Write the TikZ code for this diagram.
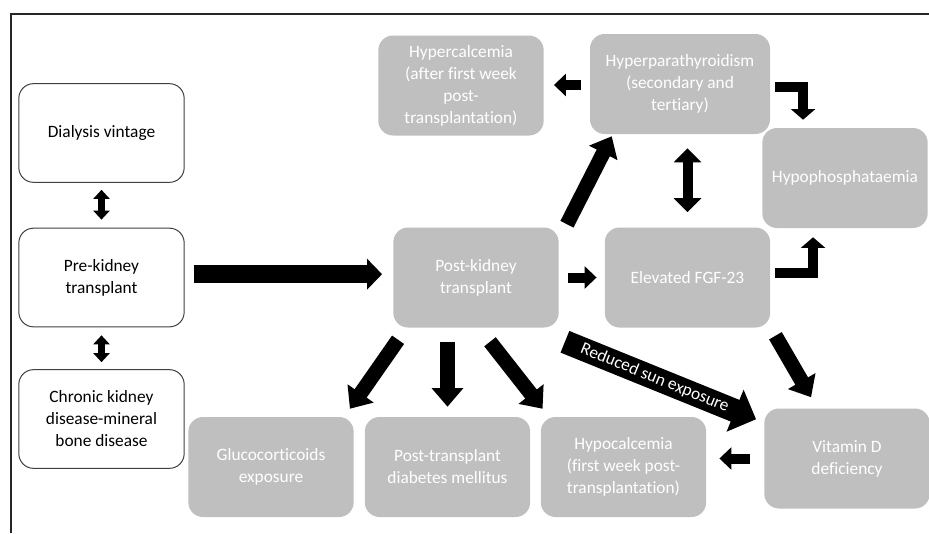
\documentclass[tikz,border=0pt]{standalone}
\usepackage{fontspec}
\setmainfont{Carlito}[Ligatures=NoCommon]
\usetikzlibrary{arrows.meta}

\definecolor{boxgrey}{HTML}{BFBFBF}

\tikzset{
  whitebox/.style={rectangle, rounded corners=11pt, draw=black!75, line width=0.75pt,
    fill=white, align=center, inner sep=0pt, minimum width=124pt, minimum height=74pt},
  greybox/.style={rectangle, rounded corners=11pt, fill=boxgrey, text=white,
    align=center, inner sep=0pt, minimum width=124pt, minimum height=75pt},
  dbl/.style={line width=5.25pt, {Triangle[width=12pt,length=6.75pt]}-{Triangle[width=12pt,length=6.75pt]}},
  dblbig/.style={line width=7.5pt, {Triangle[width=20pt,length=10.5pt]}-{Triangle[width=20pt,length=10.5pt]}},
  sml/.style={line width=7.5pt, -{Triangle[width=16.5pt,length=9pt]}},
  elb/.style={line width=7.5pt, line join=miter, -{Triangle[width=18pt,length=8pt]}},
  mid/.style={line width=11pt, -{Triangle[width=23pt,length=14pt]}},
  big/.style={line width=13.5pt, -{Triangle[width=22.5pt,length=11.25pt]}},
  sun/.style={line width=17.5pt, -{Triangle[width=33pt,length=17pt]}}
}

\begin{document}
\begin{tikzpicture}[x=0.75pt, y=-0.75pt, font=\fontsize{13}{16.5}\selectfont]
  \useasboundingbox (0,0) rectangle (929,533);

  % Frame
  \draw[line width=1.8pt, black!85] (11,533) -- (11,14) -- (929,14);

  % Left column
  \node[whitebox] (dial) at (101.5,133) {Dialysis vintage};
  \node[whitebox] (pre) at (101.5,277.5) {Pre-kidney\\transplant};
  \node[whitebox] (ckd) at (101.5,419) {Chronic kidney\\disease-mineral\\bone disease};

  % Top row
  \node[greybox] (hypercal) at (461,85.5) {Hypercalcemia\\(after first week\\post-\\transplantation)};
  \node[greybox, minimum width=135pt] (hpt) at (680,84) {Hyperparathyroidism\\(secondary and\\tertiary)};
  \node[greybox] (hypophos) at (845,178) {Hypophosphataemia};

  % Middle row
  \node[greybox] (post) at (476,277.5) {Post-kidney\\transplant};
  \node[greybox] (fgf) at (687.5,277.5) {Elevated FGF-23};

  % Bottom row
  \node[greybox] (gluco) at (271,467) {Glucocorticoids\\exposure};
  \node[greybox] (ptdm) at (447.5,467) {Post-transplant\\diabetes mellitus};
  \node[greybox] (hypocal) at (623.5,467) {Hypocalcemia\\(first week post-\\transplantation)};
  \node[greybox] (vitd) at (847,458.5) {Vitamin D\\deficiency};

  % Left arrows
  \draw[dbl, shorten <=5.25pt, shorten >=6pt] (dial) -- (pre);
  \draw[dbl, shorten <=6pt, shorten >=5.25pt] (pre) -- (ckd);
  \draw[big, shorten <=6.75pt, shorten >=8.25pt] ([yshift=2.5pt]pre.east) -- ([yshift=2.5pt]pre.east -| post.west);

  % From post-kidney transplant
  \draw[sml, shorten <=6.75pt, shorten >=6pt] (post.east) -- (post.east -| fgf.west);
  \draw[mid] ([shift={(8,-3)}]post.north east) -- ([shift={(22,2)}]hpt.south west);
  \draw[mid] ([shift={(5,12)}]post.south west) -- ([shift={(-4,-8)}]gluco.north east);
  \draw[mid, shorten <=11pt, shorten >=7.5pt] (ptdm.north |- post.south) -- (ptdm.north);
  \draw[mid] ([shift={(14,14)}]post.south) -- ([shift={(2,-8)}]hypocal.north west);
  \draw[sun] ([shift={(6,14)}]post.south east) -- ([shift={(-8,11)}]vitd.north west)
    node[pos=0.47, sloped, text=white] {Reduced sun exposure};

  % Upper right
  \draw[sml, shorten <=6.75pt, shorten >=7.5pt] ([yshift=-0.75pt]hpt.west) -- ([yshift=-0.75pt]hpt.west -| hypercal.east);
  \draw[dblbig, shorten <=10.5pt, shorten >=11.25pt] (fgf.north |- hpt.south) -- (fgf.north);
  \draw[elb] ([shift={(5,3)}]hpt.east) -| ([shift={(41,-8)}]hypophos.north west);
  \draw[elb] ([shift={(5,-5)}]fgf.east) -| ([shift={(51,9)}]hypophos.south west);

  % Lower right
  \draw[mid] ([shift={(5,8)}]fgf.south east) -- ([shift={(47,-11)}]vitd.north west);
  \draw[sml, shorten <=10.5pt, shorten >=9.75pt] (vitd.west) -- (vitd.west -| hypocal.east);
\end{tikzpicture}
\end{document}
☆ ☆ ☆
● **Given exercise**
Replicate the material above verbatim; images stay out of the copy.

● **Full solution**
Write the TikZ code for this diagram.
\documentclass[tikz,border=0pt]{standalone}
\usepackage{fontspec}
\setmainfont{Carlito}[Ligatures=NoCommon]
\usetikzlibrary{arrows.meta}

\definecolor{boxgrey}{HTML}{BFBFBF}

\tikzset{
  whitebox/.style={rectangle, rounded corners=11pt, draw=black!75, line width=0.75pt,
    fill=white, align=center, inner sep=0pt, minimum width=124pt, minimum height=74pt},
  greybox/.style={rectangle, rounded corners=11pt, fill=boxgrey, text=white,
    align=center, inner sep=0pt, minimum width=124pt, minimum height=75pt},
  dbl/.style={line width=5.25pt, {Triangle[width=12pt,length=6.75pt]}-{Triangle[width=12pt,length=6.75pt]}},
  dblbig/.style={line width=7.5pt, {Triangle[width=20pt,length=10.5pt]}-{Triangle[width=20pt,length=10.5pt]}},
  sml/.style={line width=7.5pt, -{Triangle[width=16.5pt,length=9pt]}},
  elb/.style={line width=7.5pt, line join=miter, -{Triangle[width=18pt,length=8pt]}},
  mid/.style={line width=11pt, -{Triangle[width=23pt,length=14pt]}},
  big/.style={line width=13.5pt, -{Triangle[width=22.5pt,length=11.25pt]}},
  sun/.style={line width=17.5pt, -{Triangle[width=33pt,length=17pt]}}
}

\begin{document}
\begin{tikzpicture}[x=0.75pt, y=-0.75pt, font=\fontsize{13}{16.5}\selectfont]
  \useasboundingbox (0,0) rectangle (929,533);

  % Frame
  \draw[line width=1.8pt, black!85] (11,533) -- (11,14) -- (929,14);

  % Left column
  \node[whitebox] (dial) at (101.5,133) {Dialysis vintage};
  \node[whitebox] (pre) at (101.5,277.5) {Pre-kidney\\transplant};
  \node[whitebox] (ckd) at (101.5,419) {Chronic kidney\\disease-mineral\\bone disease};

  % Top row
  \node[greybox] (hypercal) at (461,85.5) {Hypercalcemia\\(after first week\\post-\\transplantation)};
  \node[greybox, minimum width=135pt] (hpt) at (680,84) {Hyperparathyroidism\\(secondary and\\tertiary)};
  \node[greybox] (hypophos) at (845,178) {Hypophosphataemia};

  % Middle row
  \node[greybox] (post) at (476,277.5) {Post-kidney\\transplant};
  \node[greybox] (fgf) at (687.5,277.5) {Elevated FGF-23};

  % Bottom row
  \node[greybox] (gluco) at (271,467) {Glucocorticoids\\exposure};
  \node[greybox] (ptdm) at (447.5,467) {Post-transplant\\diabetes mellitus};
  \node[greybox] (hypocal) at (623.5,467) {Hypocalcemia\\(first week post-\\transplantation)};
  \node[greybox] (vitd) at (847,458.5) {Vitamin D\\deficiency};

  % Left arrows
  \draw[dbl, shorten <=5.25pt, shorten >=6pt] (dial) -- (pre);
  \draw[dbl, shorten <=6pt, shorten >=5.25pt] (pre) -- (ckd);
  \draw[big, shorten <=6.75pt, shorten >=8.25pt] ([yshift=2.5pt]pre.east) -- ([yshift=2.5pt]pre.east -| post.west);

  % From post-kidney transplant
  \draw[sml, shorten <=6.75pt, shorten >=6pt] (post.east) -- (post.east -| fgf.west);
  \draw[mid] ([shift={(8,-3)}]post.north east) -- ([shift={(22,2)}]hpt.south west);
  \draw[mid] ([shift={(5,12)}]post.south west) -- ([shift={(-4,-8)}]gluco.north east);
  \draw[mid, shorten <=11pt, shorten >=7.5pt] (ptdm.north |- post.south) -- (ptdm.north);
  \draw[mid] ([shift={(14,14)}]post.south) -- ([shift={(2,-8)}]hypocal.north west);
  \draw[sun] ([shift={(6,14)}]post.south east) -- ([shift={(-8,11)}]vitd.north west)
    node[pos=0.47, sloped, text=white] {Reduced sun exposure};

  % Upper right
  \draw[sml, shorten <=6.75pt, shorten >=7.5pt] ([yshift=-0.75pt]hpt.west) -- ([yshift=-0.75pt]hpt.west -| hypercal.east);
  \draw[dblbig, shorten <=10.5pt, shorten >=11.25pt] (fgf.north |- hpt.south) -- (fgf.north);
  \draw[elb] ([shift={(5,3)}]hpt.east) -| ([shift={(41,-8)}]hypophos.north west);
  \draw[elb] ([shift={(5,-5)}]fgf.east) -| ([shift={(51,9)}]hypophos.south west);

  % Lower right
  \draw[mid] ([shift={(5,8)}]fgf.south east) -- ([shift={(47,-11)}]vitd.north west);
  \draw[sml, shorten <=10.5pt, shorten >=9.75pt] (vitd.west) -- (vitd.west -| hypocal.east);
\end{tikzpicture}
\end{document}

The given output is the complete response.